**Task statement**
Skipping all pictures, set down the lines of the listing from the first through the one with "1.5e10, 1.5e10, 1.0e10];".

**Given information**
^^^^^^^^^^^^^^^^
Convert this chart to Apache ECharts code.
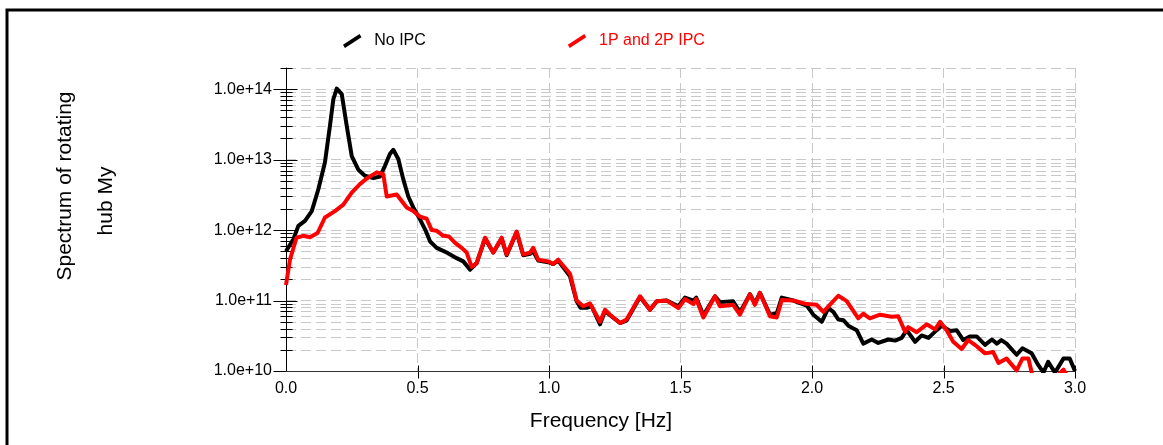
<!DOCTYPE html>
<html>
<head>
<meta charset="utf-8">
<script src="https://cdn.jsdelivr.net/npm/echarts@6/dist/echarts.min.js"></script>
<style>
html, body { margin: 0; padding: 0; background: #fff; }
#spectrum_chart { width: 1163px; height: 445px; }
</style>
</head>
<body>
<div id="spectrum_chart"></div>
<script>
// frequency [Hz] / spectrum values
var freq_no_ipc = [0.0, 0.028, 0.047, 0.072, 0.098, 0.123, 0.148, 0.167, 0.18, 0.193, 0.212, 0.231, 0.25, 0.275, 0.30, 0.332, 0.357, 0.376, 0.395, 0.408, 0.427, 0.446, 0.465, 0.484, 0.51, 0.53, 0.548, 0.573, 0.611, 0.649, 0.674, 0.70, 0.725, 0.757, 0.788, 0.82, 0.839, 0.877, 0.902, 0.928, 0.94, 0.959, 0.997, 1.016, 1.035, 1.08, 1.105, 1.12, 1.143, 1.162, 1.194, 1.213, 1.232, 1.27, 1.295, 1.346, 1.384, 1.41, 1.448, 1.492, 1.517, 1.549, 1.56, 1.587, 1.631, 1.65, 1.70, 1.726, 1.764, 1.783, 1.802, 1.84, 1.866, 1.885, 1.929, 1.98, 2.005, 2.037, 2.062, 2.081, 2.10, 2.12, 2.138, 2.17, 2.195, 2.227, 2.252, 2.29, 2.316, 2.341, 2.36, 2.392, 2.417, 2.443, 2.474, 2.493, 2.525, 2.55, 2.575, 2.60, 2.626, 2.658, 2.684, 2.703, 2.72, 2.74, 2.778, 2.80, 2.835, 2.86, 2.88, 2.898, 2.924, 2.956, 2.98, 3.0];
var spec_no_ipc = [5.0e11, 7.4e11, 1.15e12, 1.35e12, 1.86e12, 3.8e12, 9.1e12, 3.0e13, 7.2e13, 1.02e14, 8.5e13, 3.0e13, 1.12e13, 7.2e12, 5.9e12, 5.5e12, 5.75e12, 8.1e12, 1.2e13, 1.38e13, 1.02e13, 5.25e12, 3.0e12, 2.1e12, 1.41e12, 1.0e12, 6.9e11, 5.6e11, 4.8e11, 4.0e11, 3.6e11, 2.75e11, 3.4e11, 7.6e11, 4.8e11, 7.6e11, 4.4e11, 9.3e11, 4.4e11, 4.6e11, 5.0e11, 3.7e11, 3.5e11, 3.3e11, 3.7e11, 2.2e11, 9.8e10, 7.9e10, 7.9e10, 8.3e10, 4.6e10, 7.1e10, 6.2e10, 4.8e10, 5.2e10, 1.12e11, 7.4e10, 9.8e10, 1.0e11, 8.3e10, 1.1e11, 1.0e11, 1.1e11, 6.2e10, 1.15e11, 9.5e10, 9.8e10, 6.8e10, 1.23e11, 9.1e10, 1.29e11, 6.3e10, 6.6e10, 1.1e11, 1.0e11, 8.5e10, 6.3e10, 5.0e10, 7.8e10, 6.9e10, 5.4e10, 5.25e10, 4.4e10, 3.8e10, 2.45e10, 2.8e10, 2.5e10, 2.8e10, 2.7e10, 2.95e10, 3.8e10, 2.6e10, 3.2e10, 2.95e10, 3.8e10, 4.4e10, 3.7e10, 3.8e10, 2.75e10, 3.1e10, 3.1e10, 2.35e10, 2.8e10, 2.45e10, 2.75e10, 2.45e10, 1.7e10, 2.1e10, 1.78e10, 1.22e10, 9.5e9, 1.35e10, 9.5e9, 1.5e10, 1.5e10, 1.0e10];

var freq_ipc = [0.0, 0.015, 0.04, 0.065, 0.091, 0.12, 0.148, 0.186, 0.218, 0.25, 0.281, 0.307, 0.345, 0.37, 0.383, 0.421, 0.459, 0.484, 0.51, 0.535, 0.554, 0.573, 0.598, 0.62, 0.643, 0.668, 0.687, 0.706, 0.725, 0.757, 0.788, 0.82, 0.839, 0.877, 0.902, 0.928, 0.94, 0.959, 0.997, 1.016, 1.035, 1.08, 1.105, 1.13, 1.156, 1.194, 1.213, 1.232, 1.27, 1.295, 1.346, 1.384, 1.41, 1.448, 1.492, 1.517, 1.549, 1.56, 1.587, 1.631, 1.65, 1.70, 1.726, 1.764, 1.783, 1.802, 1.84, 1.866, 1.885, 1.929, 1.98, 2.018, 2.043, 2.10, 2.132, 2.176, 2.195, 2.22, 2.259, 2.303, 2.328, 2.354, 2.366, 2.398, 2.436, 2.468, 2.487, 2.512, 2.537, 2.569, 2.594, 2.626, 2.658, 2.689, 2.709, 2.74, 2.778, 2.80, 2.823, 2.84, 2.87, 2.90, 2.93, 2.956, 2.975, 3.0];
var spec_ipc = [1.66e11, 3.8e11, 7.8e11, 8.3e11, 7.9e11, 9.1e11, 1.51e12, 1.86e12, 2.3e12, 3.4e12, 4.5e12, 5.4e12, 6.6e12, 6.2e12, 3.0e12, 3.2e12, 2.1e12, 1.86e12, 1.55e12, 1.45e12, 1.0e12, 9.8e11, 8.3e11, 8.1e11, 6.6e11, 5.6e11, 4.8e11, 3.0e11, 3.4e11, 7.8e11, 4.8e11, 7.8e11, 4.5e11, 9.5e11, 4.5e11, 4.8e11, 5.6e11, 3.8e11, 3.6e11, 3.3e11, 3.8e11, 2.4e11, 1.0e11, 8.3e10, 9.1e10, 5.0e10, 7.4e10, 6.3e10, 4.8e10, 5.4e10, 1.15e11, 7.4e10, 9.8e10, 1.0e11, 7.8e10, 1.05e11, 8.9e10, 1.05e11, 5.75e10, 1.15e11, 8.3e10, 8.7e10, 6.3e10, 1.23e11, 8.7e10, 1.29e11, 6.0e10, 5.75e10, 1.02e11, 1.0e11, 8.9e10, 8.7e10, 6.9e10, 1.17e11, 9.8e10, 5.6e10, 6.5e10, 5.6e10, 6.3e10, 5.9e10, 6.0e10, 3.6e10, 4.2e10, 3.55e10, 4.6e10, 3.9e10, 5.0e10, 3.8e10, 2.6e10, 2.05e10, 2.75e10, 2.25e10, 1.78e10, 1.86e10, 1.3e10, 1.5e10, 1.02e10, 1.5e10, 1.5e10, 8e9, 7e9, 8e9, 8.3e9, 1.05e10, 8e9, 7e9];

var x_ticks = [0.5, 1.0, 1.5, 2.0, 2.5, 3.0];
var y_major = [1e10, 1e11, 1e12, 1e13, 1e14];
var y_minor = [2e10, 3e10, 4e10, 5e10, 6e10, 7e10, 8e10, 9e10,
               2e11, 3e11, 4e11, 5e11, 6e11, 7e11, 8e11, 9e11,
               2e12, 3e12, 4e12, 5e12, 6e12, 7e12, 8e12, 9e12,
               2e13, 3e13, 4e13, 5e13, 6e13, 7e13, 8e13, 9e13, 2e14];

var FONT = 'Liberation Sans, Arial, Helvetica, sans-serif';
var GRID_DASH = { color: '#c8c8c8', width: 1, type: [10, 5] };

function pairUp(xs, ys) {
    var out = [];
    for (var i = 0; i < xs.length; i++) out.push([xs[i], ys[i]]);
    return out;
}

var myChart = echarts.init(document.getElementById('spectrum_chart'), null, { renderer: 'canvas' });

var option = {
    animation: false,
    backgroundColor: '#fff',
    grid: { left: 286, right: 88, top: 68, bottom: 74 },
    legend: {
        left: 338,
        top: 28,
        itemWidth: 20,
        itemHeight: 14,
        itemGap: 142,
        icon: 'path://M0.5,10.8 L17.5,-0.2 L19.5,3.2 L2.5,14.2 Z',
        itemStyle: { borderWidth: 0 },
        textStyle: { fontSize: 16, fontFamily: FONT, padding: [0, 0, 0, 7] },
        data: [
            { name: 'No IPC', textStyle: { color: '#000' } },
            { name: '1P and 2P IPC', textStyle: { color: '#ff0000' } }
        ]
    },
    xAxis: {
        type: 'value',
        min: 0,
        max: 3,
        interval: 0.5,
        axisLine: { lineStyle: { color: '#333', width: 1 } },
        axisTick: { show: false },
        axisLabel: {
            fontSize: 16, fontFamily: FONT, color: '#000', margin: 10,
            formatter: function (v) { return v.toFixed(1); }
        },
        splitLine: { show: true, lineStyle: GRID_DASH }
    },
    yAxis: {
        type: 'log',
        logBase: 10,
        min: 1e10,
        max: 2e14,
        axisLine: { show: true, lineStyle: { color: '#000', width: 1 } },
        axisTick: { show: false },
        axisLabel: {
            fontSize: 16, fontFamily: FONT, color: '#000', margin: 14,
            formatter: function (v) {
                var e = Math.log10(v);
                if (Math.abs(e - Math.round(e)) > 1e-6) return '';
                return '1.0e+' + Math.round(e);
            }
        },
        splitLine: { show: true, lineStyle: GRID_DASH }
    },
    series: [
        {
            name: 'No IPC',
            type: 'line',
            data: pairUp(freq_no_ipc, spec_no_ipc),
            showSymbol: false,
            symbol: 'none',
            clip: true,
            itemStyle: { color: '#000000' },
            lineStyle: { color: '#000000', width: 4, join: 'round' }
        },
        {
            name: '1P and 2P IPC',
            type: 'line',
            data: pairUp(freq_ipc, spec_ipc),
            showSymbol: false,
            symbol: 'none',
            clip: true,
            itemStyle: { color: '#ff0000' },
            lineStyle: { color: '#ff0000', width: 4, join: 'round' }
        }
    ]
};

myChart.setOption(option);

// minor log grid, crossing ticks, axis names and frame
function drawExtras() {
    var g = [];
    var x0 = myChart.convertToPixel({ xAxisIndex: 0 }, 0);
    var x1 = myChart.convertToPixel({ xAxisIndex: 0 }, 3);
    var yb = Math.round(myChart.convertToPixel({ yAxisIndex: 0 }, 1e10)) + 0.5;
    var xa = Math.round(x0) + 0.5;

    g.push({ type: 'rect', silent: true, shape: { x: 7, y: 10, width: 1300, height: 600 },
             style: { fill: 'none', stroke: '#000', lineWidth: 3 } });

    y_minor.forEach(function (v) {
        var y = Math.round(myChart.convertToPixel({ yAxisIndex: 0 }, v)) + 0.5;
        g.push({ type: 'line', silent: true, shape: { x1: x0, y1: y, x2: x1, y2: y },
                 style: { stroke: '#c8c8c8', lineWidth: 1, lineDash: [10, 5] } });
        g.push({ type: 'line', silent: true, shape: { x1: xa - 6, y1: y, x2: xa + 6, y2: y },
                 style: { stroke: '#000', lineWidth: 1 } });
    });
    y_major.forEach(function (v) {
        var y = Math.round(myChart.convertToPixel({ yAxisIndex: 0 }, v)) + 0.5;
        g.push({ type: 'line', silent: true, shape: { x1: xa - 13, y1: y, x2: xa + 11, y2: y },
                 style: { stroke: '#000', lineWidth: 1 } });
    });
    x_ticks.forEach(function (v) {
        var x = Math.round(myChart.convertToPixel({ xAxisIndex: 0 }, v)) + 0.5;
        g.push({ type: 'line', silent: true, shape: { x1: x, y1: yb - 6, x2: x, y2: yb + 7 },
                 style: { stroke: '#000', lineWidth: 1 } });
    });

    g.push({ type: 'text', silent: true, x: 601, y: 421,
             style: { text: 'Frequency [Hz]', font: '21px ' + FONT, fill: '#000', align: 'center', verticalAlign: 'middle' } });
    g.push({ type: 'text', silent: true, x: 65, y: 186, rotation: Math.PI / 2,
             style: { text: 'Spectrum of rotating', font: '21px ' + FONT, fill: '#000', align: 'center', verticalAlign: 'middle' } });
    g.push({ type: 'text', silent: true, x: 106, y: 201, rotation: Math.PI / 2,
             style: { text: 'hub My', font: '21px ' + FONT, fill: '#000', align: 'center', verticalAlign: 'middle' } });

    myChart.setOption({ graphic: g });
}

drawExtras();
</script>
</body>
</html>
^^^^^^^^^^^^^^^^
**Response to the exercise**
Convert this chart to Apache ECharts code.
<!DOCTYPE html>
<html>
<head>
<meta charset="utf-8">
<script src="https://cdn.jsdelivr.net/npm/echarts@6/dist/echarts.min.js"></script>
<style>
html, body { margin: 0; padding: 0; background: #fff; }
#spectrum_chart { width: 1163px; height: 445px; }
</style>
</head>
<body>
<div id="spectrum_chart"></div>
<script>
// frequency [Hz] / spectrum values
var freq_no_ipc = [0.0, 0.028, 0.047, 0.072, 0.098, 0.123, 0.148, 0.167, 0.18, 0.193, 0.212, 0.231, 0.25, 0.275, 0.30, 0.332, 0.357, 0.376, 0.395, 0.408, 0.427, 0.446, 0.465, 0.484, 0.51, 0.53, 0.548, 0.573, 0.611, 0.649, 0.674, 0.70, 0.725, 0.757, 0.788, 0.82, 0.839, 0.877, 0.902, 0.928, 0.94, 0.959, 0.997, 1.016, 1.035, 1.08, 1.105, 1.12, 1.143, 1.162, 1.194, 1.213, 1.232, 1.27, 1.295, 1.346, 1.384, 1.41, 1.448, 1.492, 1.517, 1.549, 1.56, 1.587, 1.631, 1.65, 1.70, 1.726, 1.764, 1.783, 1.802, 1.84, 1.866, 1.885, 1.929, 1.98, 2.005, 2.037, 2.062, 2.081, 2.10, 2.12, 2.138, 2.17, 2.195, 2.227, 2.252, 2.29, 2.316, 2.341, 2.36, 2.392, 2.417, 2.443, 2.474, 2.493, 2.525, 2.55, 2.575, 2.60, 2.626, 2.658, 2.684, 2.703, 2.72, 2.74, 2.778, 2.80, 2.835, 2.86, 2.88, 2.898, 2.924, 2.956, 2.98, 3.0];
var spec_no_ipc = [5.0e11, 7.4e11, 1.15e12, 1.35e12, 1.86e12, 3.8e12, 9.1e12, 3.0e13, 7.2e13, 1.02e14, 8.5e13, 3.0e13, 1.12e13, 7.2e12, 5.9e12, 5.5e12, 5.75e12, 8.1e12, 1.2e13, 1.38e13, 1.02e13, 5.25e12, 3.0e12, 2.1e12, 1.41e12, 1.0e12, 6.9e11, 5.6e11, 4.8e11, 4.0e11, 3.6e11, 2.75e11, 3.4e11, 7.6e11, 4.8e11, 7.6e11, 4.4e11, 9.3e11, 4.4e11, 4.6e11, 5.0e11, 3.7e11, 3.5e11, 3.3e11, 3.7e11, 2.2e11, 9.8e10, 7.9e10, 7.9e10, 8.3e10, 4.6e10, 7.1e10, 6.2e10, 4.8e10, 5.2e10, 1.12e11, 7.4e10, 9.8e10, 1.0e11, 8.3e10, 1.1e11, 1.0e11, 1.1e11, 6.2e10, 1.15e11, 9.5e10, 9.8e10, 6.8e10, 1.23e11, 9.1e10, 1.29e11, 6.3e10, 6.6e10, 1.1e11, 1.0e11, 8.5e10, 6.3e10, 5.0e10, 7.8e10, 6.9e10, 5.4e10, 5.25e10, 4.4e10, 3.8e10, 2.45e10, 2.8e10, 2.5e10, 2.8e10, 2.7e10, 2.95e10, 3.8e10, 2.6e10, 3.2e10, 2.95e10, 3.8e10, 4.4e10, 3.7e10, 3.8e10, 2.75e10, 3.1e10, 3.1e10, 2.35e10, 2.8e10, 2.45e10, 2.75e10, 2.45e10, 1.7e10, 2.1e10, 1.78e10, 1.22e10, 9.5e9, 1.35e10, 9.5e9, 1.5e10, 1.5e10, 1.0e10];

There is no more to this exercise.